The terms of the contract that lured former Cowboys and Jets kicker Nick Folk to Tampa have been revealed and they show that the Buccaneers did in fact give Folk a guarantee in his new deal.
They just didn’t guarantee him a job.
Folk’s contract is for one year and is worth $1.75 million, according to ESPN’s Adam Caplan, and the guarantee came in the form of a $750,000 bonus the 32-year-old was paid at the time he signed the deal.
As for a guarantee of work, there is none.
“It’s an open competition (between me and incumbent Roberto Aguayo) just like every other position on their roster,’’ Folk told hosts Pat Donovan and Aaron Jacobson on 620 WDAE in Tampa Tuesday.

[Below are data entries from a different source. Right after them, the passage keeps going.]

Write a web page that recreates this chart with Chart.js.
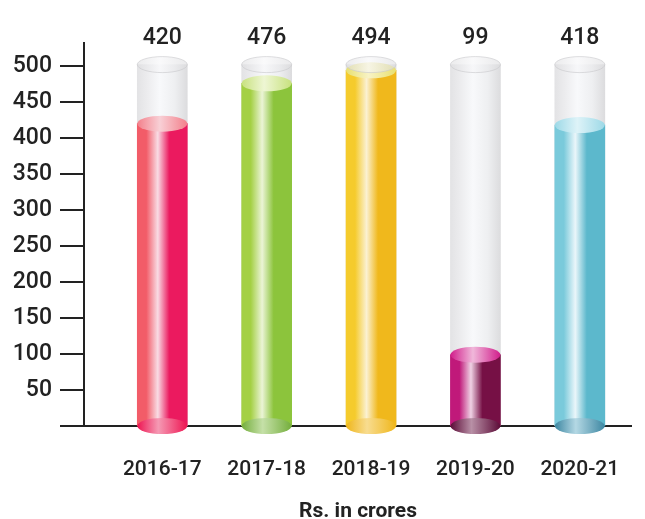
<!DOCTYPE html>
<html lang="en">
<head>
    <meta charset="UTF-8">
    <title>Rs. in crores</title>
    <script src="https://cdn.jsdelivr.net/npm/chart.js@4"></script>
    <style>
        html, body { margin: 0; padding: 0; background: #ffffff; }
        #wrap { width: 645px; height: 519px; }
    </style>
</head>
<body>
    <div id="wrap"><canvas id="tubes"></canvas></div>

    <script>
        // chart data
        const years = ['2016-17', '2017-18', '2018-19', '2019-20', '2020-21'];
        const amounts = [420, 476, 494, 99, 418];
        const tubeCapacity = [502, 502, 502, 502, 502];
        const yTicks = [50, 100, 150, 200, 250, 300, 350, 400, 450, 500];

        // liquid colours per tube
        const liquid = [
            { left: '#f25c68', hi: '#f9dce4', right: '#eb1a5f', top: '#f3808b', topHi: '#f8d0d6', bottom: '#ee1552', bottomHi: '#f59ab4' },
            { left: '#a4d044', hi: '#ebf4d6', right: '#8cc43c', top: '#c8e17e', topHi: '#eef6d4', bottom: '#74ae3c', bottomHi: '#c5e0a8' },
            { left: '#f5cb2c', hi: '#fbf1d2', right: '#f0b81c', top: '#e8e070', topHi: '#f8f3c6', bottom: '#efb61a', bottomHi: '#f8dc90' },
            { left: '#c0197a', hi: '#efd2e4', right: '#761045', top: '#d11d8b', topHi: '#f0b8da', bottom: '#5c0b37', bottomHi: '#b890a6' },
            { left: '#7acadb', hi: '#eaf6fa', right: '#5cb8cc', top: '#9dd9e7', topHi: '#def3f8', bottom: '#3d87a2', bottomHi: '#b4d8e4' }
        ];

        const ink = '#222222';
        const tickFont = { family: 'Roboto', size: 23, weight: '500' };
        const yearFont = { family: 'Roboto', size: 21, weight: '500' };
        const rimRy = 8;

        function hGradient(ctx, cx, w, stops) {
            const g = ctx.createLinearGradient(cx - w / 2, 0, cx + w / 2, 0);
            stops.forEach(s => g.addColorStop(s[0], s[1]));
            return g;
        }

        function liquidBody(context) {
            const chart = context.chart;
            if (!chart.chartArea || context.dataIndex === undefined) return liquid[0].left;
            const c = liquid[context.dataIndex];
            const cx = chart.scales.x.getPixelForValue(context.dataIndex);
            return hGradient(chart.ctx, cx, 50, [[0, c.left], [0.18, c.left], [0.41, c.hi], [0.64, c.right], [1, c.right]]);
        }

        function glassBody(context) {
            const chart = context.chart;
            if (!chart.chartArea || context.dataIndex === undefined) return '#eeeeef';
            const cx = chart.scales.x.getPixelForValue(context.dataIndex);
            return hGradient(chart.ctx, cx, 50, [[0, '#e3e3e5'], [0.2, '#ececee'], [0.45, '#f8f9fb'], [0.75, '#eeeff1'], [1, '#dcdcde']]);
        }

        function ellipse(ctx, cx, cy, rx, ry, fill) {
            ctx.beginPath();
            ctx.ellipse(cx, cy, rx, ry, 0, 0, Math.PI * 2);
            ctx.fillStyle = fill;
            ctx.fill();
        }

        // x axis line, drawn under the tubes
        const baseLine = {
            id: 'baseLine',
            beforeDatasetsDraw(chart) {
                const { ctx, chartArea } = chart;
                ctx.save();
                ctx.strokeStyle = ink;
                ctx.lineWidth = 2;
                ctx.beginPath();
                ctx.moveTo(chartArea.left - 24, chartArea.bottom);
                ctx.lineTo(chartArea.right, chartArea.bottom);
                ctx.stroke();
                ctx.restore();
            }
        };

        // rims of the tubes and the value labels
        const tubeRims = {
            id: 'tubeRims',
            afterDatasetsDraw(chart) {
                const ctx = chart.ctx;
                const fill = chart.getDatasetMeta(0).data;
                const glass = chart.getDatasetMeta(1).data;
                ctx.save();
                fill.forEach((bar, i) => {
                    const c = liquid[i];
                    const rx = bar.width / 2;
                    ellipse(ctx, bar.x, bar.base, rx, rimRy,
                        hGradient(ctx, bar.x, bar.width, [[0, c.bottom], [0.42, c.bottomHi], [1, c.bottom]]));
                    ellipse(ctx, bar.x, bar.y, rx, rimRy,
                        hGradient(ctx, bar.x, bar.width, [[0, c.top], [0.45, c.topHi], [1, c.top]]));

                    const g = glass[i];
                    ctx.globalAlpha = 0.6;
                    ellipse(ctx, g.x, g.y, rx, rimRy,
                        hGradient(ctx, g.x, g.width, [[0, '#dedee0'], [0.45, '#f6f6f8'], [1, '#dcdcde']]));
                    ctx.globalAlpha = 1;
                    ctx.strokeStyle = 'rgba(200,200,204,0.6)';
                    ctx.lineWidth = 1;
                    ctx.stroke();

                    ctx.fillStyle = ink;
                    ctx.font = '500 23px Roboto';
                    ctx.textAlign = 'center';
                    ctx.textBaseline = 'middle';
                    ctx.fillText(String(amounts[i]), g.x, g.y - 26);
                });
                ctx.restore();
            }
        };

        new Chart(document.getElementById('tubes'), {
            type: 'bar',
            data: {
                datasets: [
                    {
                        data: amounts.map((v, i) => ({ x: i, y: v })),
                        backgroundColor: liquidBody,
                        borderWidth: 0,
                        barThickness: 50,
                        grouped: false
                    },
                    {
                        data: tubeCapacity.map((v, i) => ({ x: i, y: v })),
                        backgroundColor: glassBody,
                        borderWidth: 0,
                        barThickness: 50,
                        grouped: false
                    }
                ]
            },
            plugins: [baseLine, tubeRims],
            options: {
                responsive: true,
                maintainAspectRatio: false,
                animation: false,
                layout: { padding: { top: 43, right: 13, left: 0, bottom: 0 } },
                plugins: {
                    legend: { display: false },
                    tooltip: { enabled: false }
                },
                scales: {
                    x: {
                        type: 'linear',
                        offset: false,
                        min: -0.75,
                        max: 4.5,
                        afterBuildTicks: s => { s.ticks = years.map((_, i) => ({ value: i })); },
                        afterFit: s => { s.height = 93; },
                        grid: { display: false },
                        border: { display: false },
                        ticks: {
                            callback: v => years[v],
                            font: yearFont,
                            color: ink,
                            padding: 23,
                            autoSkip: false,
                            maxRotation: 0
                        },
                        title: {
                            display: true,
                            text: 'Rs. in crores',
                            color: ink,
                            font: { family: 'Roboto', size: 21, weight: 'bold', lineHeight: 0.7 },
                            padding: 0
                        }
                    },
                    y: {
                        min: 0,
                        max: 532,
                        afterBuildTicks: s => { s.ticks = yTicks.map(v => ({ value: v })); },
                        afterFit: s => { s.width = 84; },
                        grid: { drawOnChartArea: false, drawTicks: true, tickLength: 24, color: ink, lineWidth: 2 },
                        border: { display: true, color: ink, width: 2 },
                        ticks: { font: tickFont, color: ink, padding: 8 }
                    }
                }
            }
        });
    </script>
</body>
</html>
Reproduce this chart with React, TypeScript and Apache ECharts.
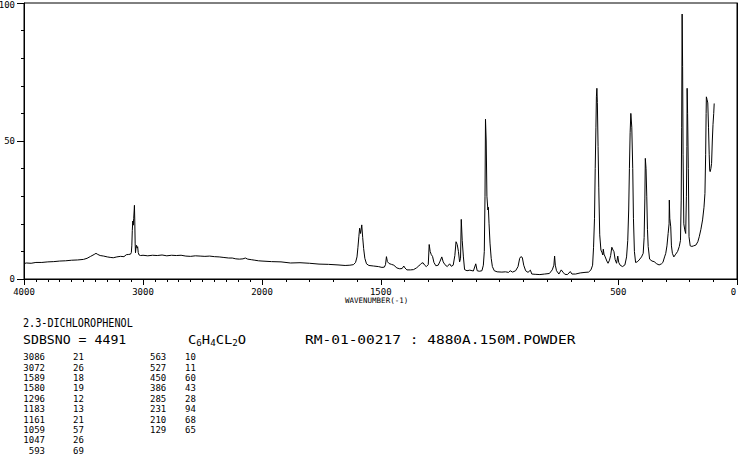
import React, { useEffect, useRef } from "react";
import * as echarts from "echarts";

// Raman spectrum of 2,3-dichlorophenol (SDBS), intensity vs wavenumber (cm-1)
// High region, 4000-2000 cm-1 (compressed scale)
const highWn = [4000, 3980, 3940, 3900, 3850, 3800, 3750, 3700, 3650, 3600, 3550, 3500, 3470, 3440, 3410, 3395, 3380, 3360, 3330, 3300, 3270, 3250, 3220, 3190, 3160, 3140, 3120, 3105, 3098, 3094, 3090, 3086, 3082, 3078, 3074, 3072, 3069, 3066, 3063, 3059, 3054, 3050, 3045, 3040, 3033, 3020, 3000, 2960, 2920, 2880, 2840, 2800, 2760, 2720, 2680, 2640, 2600, 2560, 2520, 2480, 2440, 2400, 2360, 2320, 2280, 2250, 2220, 2190, 2160, 2140, 2120, 2090, 2060, 2030, 2000];
const highInt = [5.6, 5.8, 5.7, 6.0, 6.0, 6.2, 6.3, 6.5, 6.6, 6.8, 6.9, 7.1, 7.5, 8.2, 8.9, 9.3, 8.9, 8.5, 8.3, 8.0, 7.8, 7.7, 8.0, 8.2, 8.1, 8.8, 8.9, 9.0, 9.6, 12, 17.5, 21, 19.5, 22, 25, 26.7, 21, 13, 9.5, 11.5, 12.2, 11.2, 11.7, 9.6, 8.7, 8.5, 8.6, 8.4, 8.6, 8.5, 8.7, 8.4, 8.6, 8.5, 8.6, 8.3, 8.2, 8.4, 8.3, 8.2, 8.3, 8.1, 8.0, 7.8, 7.6, 7.6, 7.3, 7.2, 7.3, 7.6, 7.2, 7.0, 6.8, 6.6, 6.5];

// Low region, 2000-96 cm-1
const lowWn = [2000, 1960, 1920, 1880, 1840, 1800, 1760, 1720, 1680, 1650, 1630, 1615, 1606, 1600, 1596, 1592, 1589, 1585, 1580, 1576, 1572, 1567, 1560, 1550, 1530, 1510, 1495, 1485, 1480, 1476, 1472, 1465, 1455, 1445, 1432, 1420, 1410, 1403, 1398, 1390, 1375, 1362, 1350, 1340, 1330, 1322, 1315, 1308, 1300, 1296, 1292, 1287, 1282, 1276, 1268, 1258, 1250, 1243, 1237, 1230, 1220, 1210, 1203, 1195, 1188, 1183, 1178, 1173, 1168, 1164, 1161, 1157, 1152, 1147, 1137, 1125, 1110, 1100, 1094, 1085, 1074, 1068, 1064, 1061, 1059, 1056, 1053, 1049, 1047, 1044, 1040, 1035, 1030, 1022, 1010, 990, 975, 962, 955, 945, 932, 922, 915, 910, 904, 898, 890, 880, 870, 864, 850, 830, 810, 790, 778, 771, 768, 765, 760, 750, 740, 733, 725, 714, 702, 695, 680, 660, 640, 625, 615, 608, 604, 600, 597, 594, 592, 590, 588, 585, 582, 578, 573, 568, 565, 563, 560, 555, 548, 543, 537, 532, 527, 522, 518, 513, 507, 502, 498, 492, 482, 472, 465, 460, 456, 453, 450, 447, 443, 439, 436, 432, 427, 420, 412, 402, 395, 391, 388, 386, 383, 380, 377, 374, 368, 358, 349, 338, 328, 318, 312, 305, 300, 295, 290, 286, 285, 283, 279, 276, 272, 266, 258, 250, 243, 238, 235, 233, 231, 229, 227, 224, 220, 216, 213, 211, 210, 208, 205, 202, 197, 190, 183, 173, 165, 159, 152, 145, 139, 135, 132, 130, 129, 126, 123, 120, 117, 115, 113, 110, 107, 104, 101, 98, 96];
const lowInt = [6.5, 6.3, 6.2, 5.8, 5.9, 5.7, 5.4, 5.3, 5.1, 4.9, 5.0, 5.2, 6.0, 8.0, 11.5, 15.5, 18.4, 16.5, 19.6, 15.0, 11.0, 7.5, 5.5, 4.9, 4.7, 4.5, 4.2, 4.3, 5.2, 8.1, 6.3, 5.6, 5.3, 5.0, 4.0, 3.7, 3.8, 4.7, 4.0, 3.3, 3.3, 3.4, 4.0, 4.7, 5.6, 5.9, 5.0, 4.5, 5.2, 12.5, 10.0, 8.8, 8.2, 6.0, 4.8, 5.0, 6.5, 8.0, 6.2, 5.2, 4.5, 5.5, 4.6, 5.0, 8.5, 13.5, 12.5, 10.0, 6.2, 7.5, 21.6, 14, 8, 3.4, 3.0, 3.2, 2.9, 5.5, 3.0, 2.8, 3.0, 5.0, 10.0, 30, 57.9, 50, 30, 25, 26, 20, 13, 7.5, 4.5, 3.0, 2.6, 2.5, 2.6, 2.4, 3.0, 2.5, 3.0, 4.5, 7.5, 8.1, 7.8, 5.0, 3.0, 2.4, 3.2, 1.8, 1.7, 1.6, 1.8, 2.0, 3.3, 5.0, 8.3, 5.0, 3.0, 1.8, 3.3, 2.5, 1.7, 1.6, 2.7, 1.8, 1.8, 2.2, 2.4, 2.5, 3.3, 5.0, 11.5, 22, 40, 55, 66, 69.1, 64, 48, 33, 16, 10.5, 9.5, 8.7, 10.8, 9.0, 8.0, 6.5, 5.7, 6.8, 8.5, 11.5, 10.5, 9.9, 7.0, 5.7, 8.3, 6.0, 5.0, 4.5, 5.1, 8.0, 14, 25, 40, 53, 60, 55, 40, 22, 10, 6.0, 6.2, 6.9, 8.0, 9.3, 15, 29, 43.7, 40, 30, 18, 11.8, 7.2, 6.5, 6.3, 5.5, 5.1, 5.5, 6.0, 8.0, 9.3, 12, 16.5, 20, 28.6, 22, 18.9, 12, 9.3, 8.0, 9.0, 10.0, 11.8, 14, 28.6, 55, 96, 77, 45, 20, 17.8, 16.5, 30, 48, 69.1, 60, 40, 15.3, 12, 11.8, 12, 12.3, 13.5, 15.3, 18, 21.4, 26, 31, 45, 60, 66, 65, 63.8, 55, 45, 39.5, 38.9, 40, 41.9, 50, 56, 60, 63.6];

// Axis labels
const highTickLabels = [4000, 3000, 2000];
const lowTickLabels = [1500, 500, 0];
const yTickLabels = [0, 50, 100];

// Peak table
const peakWn1 = ["3086", "3072", "1589", "1580", "1296", "1183", "1161", "1059", "1047", "593"];
const peakInt1 = ["21", "26", "18", "19", "12", "13", "21", "57", "26", "69"];
const peakWn2 = ["563", "527", "450", "386", "285", "231", "210", "129"];
const peakInt2 = ["10", "11", "60", "43", "28", "94", "68", "65"];

const compoundName = "2.3-DICHLOROPHENOL";
const sdbsNo = "SDBSNO = 4491";
const sampleInfo = "RM-01-00217 : 4880A.150M.POWDER";

const FONT = "DejaVu Sans Mono";

export default function App() {
  const ref = useRef<HTMLDivElement>(null);
  useEffect(() => {
    if (!ref.current) return;
    const chart = echarts.init(ref.current, null, { renderer: "svg" });
    const highData = highWn.map((w, i) => [w, highInt[i]]);
    const lowData = lowWn.map((w, i) => [w, lowInt[i]]);
    const black = "#000";
    const lbl = { color: black, fontFamily: FONT, fontSize: 9, formatter: (v: number) => String(v) };
    const line = { show: true, onZero: false, lineStyle: { color: black, width: 1 } };
    const off = { show: false };

    const option: any = {
      animation: false,
      backgroundColor: "#fff",
      grid: [
        { left: 24, top: 3, width: 238, height: 276, outerBoundsMode: "none", containLabel: false },
        { left: 262, top: 3, width: 475, height: 276, outerBoundsMode: "none", containLabel: false },
        // frame around the whole plot
        { left: 24, top: 3, width: 713, height: 276, outerBoundsMode: "none", containLabel: false, show: true, borderColor: black, borderWidth: 1, backgroundColor: "transparent" },
      ],
      xAxis: [
        {
          type: "value", gridIndex: 0, min: 2000, max: 4000, interval: 100, inverse: true, position: "bottom",
          axisLine: line, axisTick: { show: true, length: 3, lineStyle: { color: black } },
          axisLabel: off, splitLine: off,
        },
        {
          type: "value", gridIndex: 0, min: 2000, max: 4000, interval: 1000, inverse: true, position: "bottom",
          axisLine: { show: false, onZero: false },
          axisTick: { show: true, length: 6, customValues: highTickLabels, lineStyle: { color: black } },
          axisLabel: { show: true, margin: 8, customValues: highTickLabels, ...lbl },
          splitLine: off,
        },
        {
          type: "value", gridIndex: 1, min: 0, max: 2000, interval: 100, inverse: true, position: "bottom",
          axisLine: line, axisTick: { show: true, length: 3, lineStyle: { color: black } },
          axisLabel: off, splitLine: off,
        },
        {
          type: "value", gridIndex: 1, min: 0, max: 2000, interval: 500, inverse: true, position: "bottom",
          axisLine: { show: false, onZero: false },
          axisTick: { show: true, length: 6, customValues: lowTickLabels, lineStyle: { color: black } },
          axisLabel: {
            show: true, margin: 8, customValues: lowTickLabels, ...lbl,
            formatter: (v: number) => (v === 0 ? "{r|0}" : String(v)),
            rich: { r: { fontFamily: FONT, fontSize: 9, color: black, padding: [0, 7, 0, 0] } },
          },
          splitLine: off,
        },
        { type: "value", gridIndex: 2, min: 0, max: 1, show: false },
      ],
      yAxis: [
        {
          type: "value", gridIndex: 0, min: 0, max: 100, interval: 10, position: "left",
          axisLine: line, axisTick: { show: true, length: 3, lineStyle: { color: black } },
          axisLabel: off, splitLine: off,
        },
        {
          type: "value", gridIndex: 0, min: 0, max: 100, interval: 50, position: "left",
          axisLine: { show: false, onZero: false },
          axisTick: { show: true, length: 7, lineStyle: { color: black } },
          axisLabel: {
            show: true, margin: 9, ...lbl,
            formatter: (v: number) => (v === 100 ? "{t|100}" : yTickLabels.includes(v) ? String(v) : ""),
            rich: { t: { fontFamily: FONT, fontSize: 9, color: black, padding: [3, 0, 0, 0] } },
          },
          splitLine: off,
        },
        {
          type: "value", gridIndex: 1, min: 0, max: 100, position: "right",
          axisLine: line, axisTick: off, axisLabel: off, splitLine: off,
        },
        { type: "value", gridIndex: 2, min: 0, max: 1, show: false },
      ],
      series: [
        {
          type: "line", xAxisIndex: 0, yAxisIndex: 0, data: highData, showSymbol: false,
          lineStyle: { color: black, width: 1 }, silent: true,
        },
        {
          type: "line", xAxisIndex: 2, yAxisIndex: 2, data: lowData, showSymbol: false,
          lineStyle: { color: black, width: 1 }, silent: true,
        },
      ],
      graphic: [
        { type: "text", x: 345, y: 300, style: { text: "WAVENUMBER(-1)", font: `7.5px ${FONT}`, fill: black, verticalAlign: "middle" } },
        { type: "text", x: 23, y: 323, scaleX: 0.845, style: { text: compoundName, font: `12px ${FONT}`, fill: black, verticalAlign: "middle" } },
        { type: "text", x: 23, y: 340, scaleX: 1.1, style: { text: sdbsNo, font: `12px ${FONT}`, fill: black, verticalAlign: "middle" } },
        {
          type: "text", x: 188, y: 340, scaleX: 1.15,
          style: {
            text: "{n|C}{s|6}{n|H}{s|4}{n|CL}{s|2}{n|O}",
            fill: black, verticalAlign: "middle",
            rich: {
              n: { font: `12px ${FONT}`, fill: black },
              s: { font: `8px ${FONT}`, fill: black, padding: [7, 0, 0, 0] },
            },
          },
        },
        { type: "text", x: 305, y: 340, scaleX: 1.21, style: { text: sampleInfo, font: `12px ${FONT}`, fill: black, verticalAlign: "middle" } },
        { type: "text", x: 45, y: 352, style: { text: peakWn1.join("\n"), font: `9px ${FONT}`, lineHeight: 10.4, fill: black, align: "right" } },
        { type: "text", x: 73, y: 352, style: { text: peakInt1.join("\n"), font: `9px ${FONT}`, lineHeight: 10.4, fill: black } },
        { type: "text", x: 150, y: 352, style: { text: peakWn2.join("\n"), font: `9px ${FONT}`, lineHeight: 10.4, fill: black } },
        { type: "text", x: 185, y: 352, style: { text: peakInt2.join("\n"), font: `9px ${FONT}`, lineHeight: 10.4, fill: black } },
      ],
    };
    chart.setOption(option);
    return () => chart.dispose();
  }, []);
  return (
    <div
      ref={ref}
      style={{ position: "fixed", left: 0, top: 0, width: 738, height: 457, background: "#fff" }}
    />
  );
}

Perhaps, but the numbers we see here suggest Aguayo still has the inside track. After all, do you really think the Bucs will let $750,000 stand in the way of retaining a player drafted 59th overall?
Now granted, Aguayo will have to prove he’s the better kicker. But you get the feeling even Folk understands he’s more of a fallback option and that his guarantee is a payoff for helping to get Aguayo back on track.
“Hopefully (I can) get (Aguayo) going a little bit in the NFL world,” said Folk, who added that he benefitted as a rookie from having former Buccaneer kicker Martin Gramatica around in Dallas.
“I kind of picked things off of him just from sitting and watching,’’ Folk said of Gramatica. “Hopefully, I can show (Aguayo) a few things, (though) not too many, because I have a family to feed.”
Folk makes a good point here about having someone to watch as a rookie. Outside of Gramatica, who came around to visit every once in a while last year, Aguayo didn’t have that.
He was more or less on his own and when his struggles began he had to seek help outside of the organization, eventually seeking out a sports psychologist and former NFL kicker Ryan Longwell for assistance.
None of that worked, but maybe having Folk around will. Sure, Folk wants to win this job, but he knows the Bucs would probably like to see Aguayo win it and get his career back in order.
And if doing that costs the Bucs $750,000, then they’ll probably consider it money well spent.